◆ What is asked
All lines in which the word "matplotlib" occurs are to be extracted.

◆ Collected material
——————
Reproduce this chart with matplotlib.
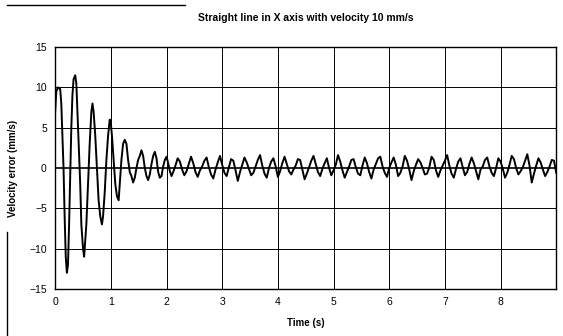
import numpy as np
import matplotlib
matplotlib.use('Agg')
import matplotlib.pyplot as plt
from matplotlib.lines import Line2D

plt.rcParams['font.family'] = ['Liberation Sans', 'DejaVu Sans']

# transient part (time in s, velocity error in mm/s)
t_trans = [0.00, 0.02, 0.05, 0.09, 0.11, 0.13, 0.15, 0.17, 0.19, 0.21,
           0.23, 0.25, 0.27, 0.29, 0.31, 0.33, 0.36, 0.38, 0.40, 0.43,
           0.45, 0.47, 0.50, 0.52, 0.54, 0.56, 0.59, 0.62, 0.65, 0.67,
           0.69, 0.72, 0.75, 0.78, 0.81, 0.84, 0.86, 0.89, 0.92, 0.95,
           0.98, 1.00, 1.02, 1.05, 1.08, 1.11, 1.14, 1.16, 1.19, 1.22,
           1.25, 1.28, 1.31, 1.34, 1.37, 1.40, 1.43, 1.46, 1.49, 1.52,
           1.55, 1.58, 1.61, 1.64, 1.67, 1.70, 1.73, 1.76, 1.79, 1.82,
           1.85, 1.88, 1.91, 1.94, 1.97, 2.00, 2.03, 2.06, 2.09, 2.12]
v_trans = [7.0, 9.5, 10.0, 9.8, 8.0, 4.0, 0.0, -6.0, -11.0, -13.0,
           -12.0, -7.0, -1.0, 5.0, 9.0, 11.0, 11.5, 10.5, 7.0, 2.0,
           -2.0, -7.0, -10.0, -11.0, -9.0, -7.0, -2.0, 3.0, 7.0, 8.0,
           7.0, 4.0, 0.0, -4.0, -6.0, -7.0, -6.0, -3.0, 1.0, 4.0,
           6.0, 5.5, 4.0, 1.0, -2.0, -3.5, -4.0, -2.0, 1.0, 3.0,
           3.5, 3.0, 1.0, -0.5, -1.0, -1.8, -1.2, 0.0, 1.0, 1.5,
           2.2, 1.5, 0.0, -1.0, -1.5, -0.8, 0.5, 1.5, 2.0, 1.2,
           -0.5, -1.2, -1.0, 0.2, 1.0, 1.4, 0.6, -0.4, -1.0, -0.5]

# steady part, sampled every 0.04 s from 2.16 s
t_start = 2.16
dt = 0.04
v_steady = [0.3, 1.2, 0.8, -0.2, -0.9, -0.4,
            0.5, 1.4, 0.6, -0.5, -1.1, -0.3,
            0.2, 0.9, 1.3, 0.1, -0.8, -1.3,
            -0.2, 0.7, 1.5, 0.4, -0.6, -1.0,
            0.1, 1.1, 0.9, -0.3, -1.6, -0.5,
            0.4, 1.3, 0.7, -0.1, -0.9, -0.6,
            0.2, 1.0, 1.6, 0.3, -0.7, -1.2,
            0.0, 0.8, 1.2, 0.2, -1.1, -0.4,
            0.6, 1.4, 0.5, -0.4, -0.8, -0.2,
            0.3, 1.1, 1.0, -0.2, -1.4, -0.7,
            0.1, 0.9, 1.5, 0.5, -0.5, -1.0,
            -0.1, 0.6, 1.2, 0.0, -0.9, -0.3,
            0.4, 1.6, 0.8, -0.3, -1.2, -0.5,
            0.2, 1.0, 1.1, 0.1, -0.7, -0.9,
            0.3, 1.3, 0.6, -0.5, -1.3, -0.2,
            0.5, 1.2, 1.4, 0.2, -0.6, -1.1,
            0.0, 0.7, 1.3, 0.4, -1.0, -0.6,
            0.2, 1.5, 0.9, -0.2, -1.5, -0.4,
            0.4, 1.1, 0.7, 0.0, -0.8, -0.7,
            0.1, 1.4, 1.0, -0.3, -1.1, -0.3,
            0.3, 0.9, 1.6, 0.3, -0.7, -1.2,
            -0.1, 0.8, 1.2, 0.1, -0.9, -0.5,
            0.5, 1.3, 0.6, -0.4, -1.4, -0.2,
            0.2, 1.0, 1.3, 0.2, -0.6, -1.0,
            0.0, 1.2, 0.8, -0.1, -1.2, -0.6,
            0.4, 1.5, 1.1, 0.0, -0.8, -0.4,
            0.1, 0.9, 1.7, 0.3, -1.8, -0.7,
            0.3, 1.2, 0.7, -0.2, -1.0, -0.5,
            0.2, 1.0, 0.9, -0.6]

x_ticks = [0, 1, 2, 3, 4, 5, 6, 7, 8]
y_ticks = [-15, -10, -5, 0, 5, 10, 15]

t_steady = t_start + dt * np.arange(len(v_steady))
t = np.concatenate([t_trans, t_steady])
v = np.concatenate([v_trans, v_steady])

fig = plt.figure(figsize=(5.63, 3.36), dpi=100)
ax = fig.add_axes([0.098, 0.14, 0.89, 0.72])

for yt in y_ticks[1:-1]:
    ax.axhline(yt, color='black', lw=1.2 if yt == 0 else 0.7, zorder=1)
for xt in x_ticks[1:]:
    ax.axvline(xt, color='black', lw=0.7, zorder=1)

ax.plot(t, v, color='black', lw=1.4, zorder=3)

ax.set_xlim(0, 9)
ax.set_ylim(-15, 15)
ax.set_xticks(x_ticks)
ax.set_yticks(y_ticks)
ax.tick_params(length=0, labelsize=7.5, pad=6)
for s in ax.spines.values():
    s.set_linewidth(1.0)

ax.set_title('Straight line in X axis with velocity 10 mm/s',
             fontsize=7.5, fontweight='bold', pad=19)
ax.set_xlabel('Time (s)', fontsize=7, fontweight='bold', labelpad=8)
ax.set_ylabel('Velocity error (mm/s)', fontsize=7, fontweight='bold',
              labelpad=8)

# scan edge lines
fig.add_artist(Line2D([7 / 563, 185 / 563], [1 - 5 / 336, 1 - 5 / 336],
                      color='black', lw=1.0))
fig.add_artist(Line2D([7 / 563, 7 / 563], [0, 1 - 232 / 336],
                      color='black', lw=1.0))

fig.savefig('out.png', dpi=100)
——————
◆ Exercise result
Reproduce this chart with matplotlib.
import matplotlib
matplotlib.use('Agg')
import matplotlib.pyplot as plt
from matplotlib.lines import Line2D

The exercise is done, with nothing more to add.